Most people can name at least a couple famous artists and cite some examples of their best-known works. But have you ever wondered what's really behind all that painting, sculpting, and drawing? Kathleen Krull's book Lives of the Artists: Masterpieces, Messes (and What the Neighbors Thought) gives an in-depth view into the humor, tragedy, and mystery in twenty artists' lives, as well as the gossip inspired by their peculiar lifestyles. Carefully researched, this humorous biography travels throughout the centuries, offering basic facts along with interesting tidbits and anecdotes about artists from Leonardo Da Vinci to Georgia O'Keeffe and beyond. It also includes interesting backround information behind each one's artistic works as well as creative and eye-catching illustrations by Kathryn Hewitt. This entertaining book allows readers to get to know the world's greatest artists and their artworks through each one's unique and engaging story.

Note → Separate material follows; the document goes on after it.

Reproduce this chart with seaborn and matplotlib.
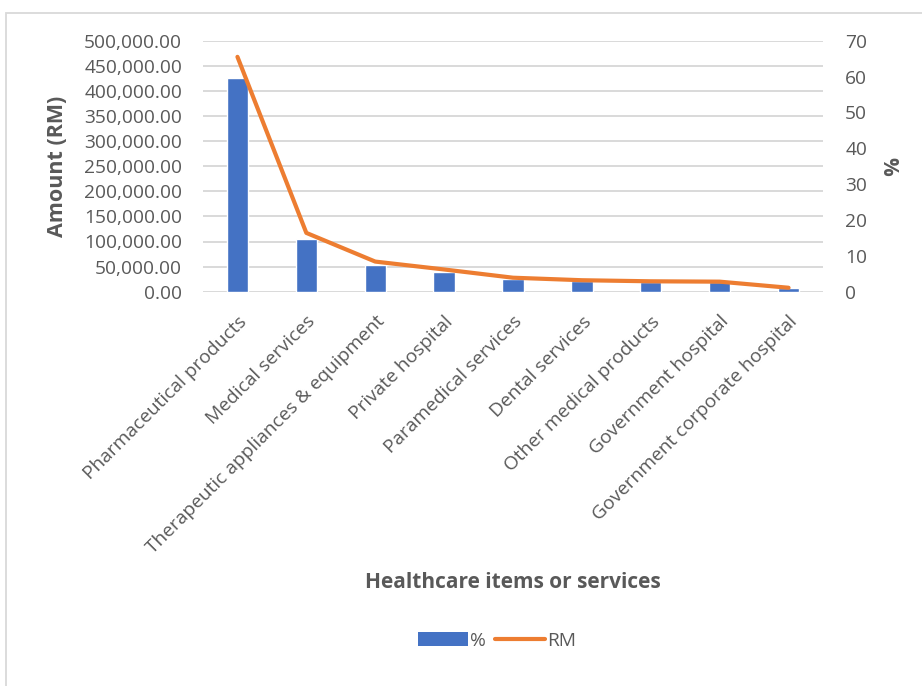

The book is well organized into chapters each focusing on the life of one individual artist. The author skillfully and humorously connects information about artists' personalities, preferences, and lifestyles with how they affected their most well known artworks. It recreates each one's position in history, telling how the artists were seen by the general population in their day, or even their reputation among curious or superstitious neighbors. Readers will be able to see for themselves that famous artists were real people who did mess up once in a while. The author explains a time when Leonardo Da Vinci decided to try out a new painting method, saying, "The technique resulted in disaster...(he hadn't read all the way through to the part that said "don't try this on walls")."
The author's voice helps compliment the content in several ways. Kathleen Krull's words strike a tone that is warm, chatty, and friendly, making you feel as if she were talking with you in the same room. Her gossip extends not only to the basic facts but also to many specific details abou the artists' lives. Showing the passion and tragedy in his life, she remarks about the artist Vincent van Gogh,"Van Gogh imposed a condition of near starvation on himself and would go for days without food so he could afford to buy art supplies." In addition, every sarcastic or humorous comment made on the part on the author helps readers to feel they are getting to know an actual person rather than a cold, vague historical figure.
The author also ensured that the book would appeal to an audience of both children and adults. The words and explanations are engaging and humorous and immediately capture your interest, yet the vocabularly is not too difficult for children. The full-page color illustrations are vivid, clever, and bring to life each artist for the young and old alike. Because the book gives more information about each artist than is generally known, it is sure to benefit and interest a wide range of audiences.
Readers of all ages will definitely become hooked on this fact-filled and entertaining biography. Lives of the Artists: Masterpieces, Messes (and What the Neighbors Thought) retells the one of a kind stories of each of the world's most famous artists, blending historical facts with humor and captivating details. Most importantly it allows readers to recognize each individual artist through an attractive mix of their achievements, lives, and unique personalities.